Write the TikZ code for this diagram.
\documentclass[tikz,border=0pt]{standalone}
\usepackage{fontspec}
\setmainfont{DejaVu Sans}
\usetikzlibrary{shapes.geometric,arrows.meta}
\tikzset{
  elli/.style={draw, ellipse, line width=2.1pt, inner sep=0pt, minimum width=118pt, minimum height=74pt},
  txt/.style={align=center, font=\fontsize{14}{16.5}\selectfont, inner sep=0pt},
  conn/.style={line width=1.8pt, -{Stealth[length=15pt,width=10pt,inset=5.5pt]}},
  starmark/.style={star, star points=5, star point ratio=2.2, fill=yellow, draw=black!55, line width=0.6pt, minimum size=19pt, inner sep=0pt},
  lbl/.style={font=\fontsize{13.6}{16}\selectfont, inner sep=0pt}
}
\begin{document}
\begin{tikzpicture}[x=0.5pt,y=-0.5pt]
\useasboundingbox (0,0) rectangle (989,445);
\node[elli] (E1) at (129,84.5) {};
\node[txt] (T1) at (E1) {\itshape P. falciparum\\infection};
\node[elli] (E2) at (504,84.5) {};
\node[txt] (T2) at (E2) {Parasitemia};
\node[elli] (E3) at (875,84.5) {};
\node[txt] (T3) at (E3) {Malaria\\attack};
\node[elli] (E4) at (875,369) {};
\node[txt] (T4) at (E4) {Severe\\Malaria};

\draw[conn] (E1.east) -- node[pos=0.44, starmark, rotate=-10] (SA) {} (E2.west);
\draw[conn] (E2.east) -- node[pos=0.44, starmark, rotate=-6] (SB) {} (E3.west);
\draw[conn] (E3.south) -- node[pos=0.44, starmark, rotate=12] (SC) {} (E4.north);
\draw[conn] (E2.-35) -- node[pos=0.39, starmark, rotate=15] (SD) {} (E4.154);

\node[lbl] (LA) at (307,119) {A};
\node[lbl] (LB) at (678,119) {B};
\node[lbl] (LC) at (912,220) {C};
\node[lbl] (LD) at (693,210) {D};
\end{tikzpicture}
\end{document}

# # # # # # #

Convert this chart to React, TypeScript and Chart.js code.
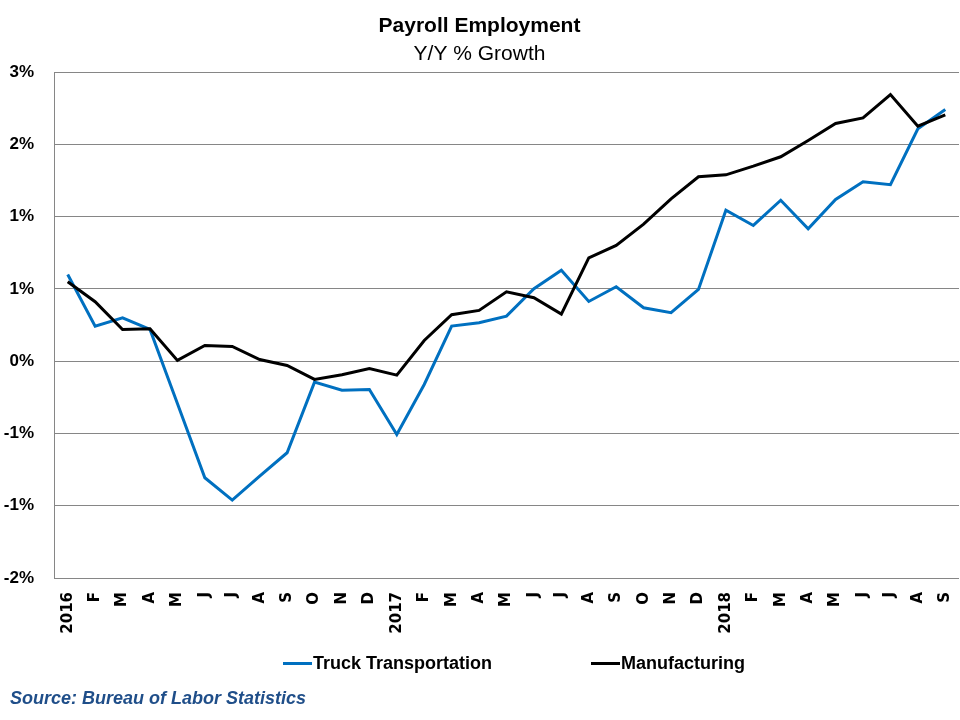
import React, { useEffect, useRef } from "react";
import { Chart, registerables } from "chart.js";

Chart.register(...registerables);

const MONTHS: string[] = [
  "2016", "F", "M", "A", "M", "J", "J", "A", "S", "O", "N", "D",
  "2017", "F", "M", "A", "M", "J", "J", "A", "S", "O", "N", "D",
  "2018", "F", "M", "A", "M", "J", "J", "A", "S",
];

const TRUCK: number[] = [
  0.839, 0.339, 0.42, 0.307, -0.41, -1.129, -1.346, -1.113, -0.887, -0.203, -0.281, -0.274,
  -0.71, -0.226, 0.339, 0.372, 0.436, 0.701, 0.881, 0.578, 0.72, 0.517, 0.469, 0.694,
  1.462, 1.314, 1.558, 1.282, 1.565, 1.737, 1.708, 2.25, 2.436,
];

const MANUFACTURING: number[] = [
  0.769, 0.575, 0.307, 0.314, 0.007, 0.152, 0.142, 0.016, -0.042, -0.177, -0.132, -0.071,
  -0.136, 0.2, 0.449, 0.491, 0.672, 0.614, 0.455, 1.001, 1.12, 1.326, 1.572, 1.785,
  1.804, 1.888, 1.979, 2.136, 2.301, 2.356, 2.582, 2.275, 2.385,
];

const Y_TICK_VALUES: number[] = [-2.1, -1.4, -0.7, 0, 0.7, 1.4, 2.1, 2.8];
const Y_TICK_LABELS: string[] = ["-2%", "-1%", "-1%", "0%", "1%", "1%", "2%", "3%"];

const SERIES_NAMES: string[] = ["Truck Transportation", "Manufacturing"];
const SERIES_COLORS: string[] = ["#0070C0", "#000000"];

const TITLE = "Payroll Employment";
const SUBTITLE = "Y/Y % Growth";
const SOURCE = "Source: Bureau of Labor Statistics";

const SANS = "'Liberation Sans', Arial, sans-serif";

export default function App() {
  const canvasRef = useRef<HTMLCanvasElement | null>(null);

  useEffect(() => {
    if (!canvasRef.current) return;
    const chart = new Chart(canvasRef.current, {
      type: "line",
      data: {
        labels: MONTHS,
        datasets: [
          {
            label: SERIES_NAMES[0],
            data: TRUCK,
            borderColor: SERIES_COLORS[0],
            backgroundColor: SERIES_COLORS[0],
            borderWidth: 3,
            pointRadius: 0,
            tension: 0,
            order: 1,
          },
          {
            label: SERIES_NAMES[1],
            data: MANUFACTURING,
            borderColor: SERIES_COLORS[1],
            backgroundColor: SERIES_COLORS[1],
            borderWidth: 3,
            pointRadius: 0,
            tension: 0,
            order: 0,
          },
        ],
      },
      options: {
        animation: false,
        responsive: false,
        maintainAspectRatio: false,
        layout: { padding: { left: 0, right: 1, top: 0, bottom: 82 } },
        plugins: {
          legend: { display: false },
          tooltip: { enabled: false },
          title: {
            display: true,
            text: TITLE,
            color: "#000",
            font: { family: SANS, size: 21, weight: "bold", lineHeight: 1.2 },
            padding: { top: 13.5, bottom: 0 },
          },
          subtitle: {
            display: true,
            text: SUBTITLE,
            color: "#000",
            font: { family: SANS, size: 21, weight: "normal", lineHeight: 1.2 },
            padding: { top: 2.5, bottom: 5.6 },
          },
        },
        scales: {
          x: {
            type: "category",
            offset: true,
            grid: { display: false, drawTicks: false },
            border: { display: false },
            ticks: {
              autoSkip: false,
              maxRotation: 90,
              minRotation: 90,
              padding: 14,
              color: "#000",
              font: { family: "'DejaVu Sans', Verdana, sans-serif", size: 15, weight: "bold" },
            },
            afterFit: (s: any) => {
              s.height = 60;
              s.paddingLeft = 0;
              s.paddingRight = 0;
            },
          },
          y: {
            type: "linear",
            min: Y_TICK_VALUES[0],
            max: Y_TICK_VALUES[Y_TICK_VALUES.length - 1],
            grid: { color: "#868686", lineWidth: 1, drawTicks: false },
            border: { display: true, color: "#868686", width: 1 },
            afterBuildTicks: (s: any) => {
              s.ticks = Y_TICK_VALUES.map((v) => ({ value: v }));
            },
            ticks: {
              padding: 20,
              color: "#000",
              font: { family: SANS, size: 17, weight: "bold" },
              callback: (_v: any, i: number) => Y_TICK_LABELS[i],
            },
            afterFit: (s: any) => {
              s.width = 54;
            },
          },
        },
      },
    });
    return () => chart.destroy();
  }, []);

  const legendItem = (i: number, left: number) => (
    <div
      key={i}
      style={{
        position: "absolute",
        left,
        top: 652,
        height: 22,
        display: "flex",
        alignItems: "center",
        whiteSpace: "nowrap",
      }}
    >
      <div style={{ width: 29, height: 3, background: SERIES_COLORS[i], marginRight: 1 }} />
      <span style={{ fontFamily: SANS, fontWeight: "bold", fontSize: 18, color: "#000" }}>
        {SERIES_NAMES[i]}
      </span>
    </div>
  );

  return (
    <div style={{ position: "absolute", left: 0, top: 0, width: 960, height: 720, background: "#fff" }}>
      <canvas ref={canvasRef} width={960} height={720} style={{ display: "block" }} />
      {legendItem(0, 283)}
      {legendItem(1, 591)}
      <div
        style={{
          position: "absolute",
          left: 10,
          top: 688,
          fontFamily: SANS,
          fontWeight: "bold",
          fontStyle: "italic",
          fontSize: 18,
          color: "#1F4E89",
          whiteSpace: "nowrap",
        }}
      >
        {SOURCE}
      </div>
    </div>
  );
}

# # # # # # #

> **Request**
Copy exactly the material above from the line with "Convert this chart" to the line with "const SERIES_COLORS: string[]", ends included, and nothing else. Leave out any picture.

> **Expected answer**
Convert this chart to React, TypeScript and Chart.js code.
import React, { useEffect, useRef } from "react";
import { Chart, registerables } from "chart.js";

Chart.register(...registerables);

const MONTHS: string[] = [
  "2016", "F", "M", "A", "M", "J", "J", "A", "S", "O", "N", "D",
  "2017", "F", "M", "A", "M", "J", "J", "A", "S", "O", "N", "D",
  "2018", "F", "M", "A", "M", "J", "J", "A", "S",
];

const TRUCK: number[] = [
  0.839, 0.339, 0.42, 0.307, -0.41, -1.129, -1.346, -1.113, -0.887, -0.203, -0.281, -0.274,
  -0.71, -0.226, 0.339, 0.372, 0.436, 0.701, 0.881, 0.578, 0.72, 0.517, 0.469, 0.694,
  1.462, 1.314, 1.558, 1.282, 1.565, 1.737, 1.708, 2.25, 2.436,
];

const MANUFACTURING: number[] = [
  0.769, 0.575, 0.307, 0.314, 0.007, 0.152, 0.142, 0.016, -0.042, -0.177, -0.132, -0.071,
  -0.136, 0.2, 0.449, 0.491, 0.672, 0.614, 0.455, 1.001, 1.12, 1.326, 1.572, 1.785,
  1.804, 1.888, 1.979, 2.136, 2.301, 2.356, 2.582, 2.275, 2.385,
];

const Y_TICK_VALUES: number[] = [-2.1, -1.4, -0.7, 0, 0.7, 1.4, 2.1, 2.8];
const Y_TICK_LABELS: string[] = ["-2%", "-1%", "-1%", "0%", "1%", "1%", "2%", "3%"];

const SERIES_NAMES: string[] = ["Truck Transportation", "Manufacturing"];
const SERIES_COLORS: string[] = ["#0070C0", "#000000"];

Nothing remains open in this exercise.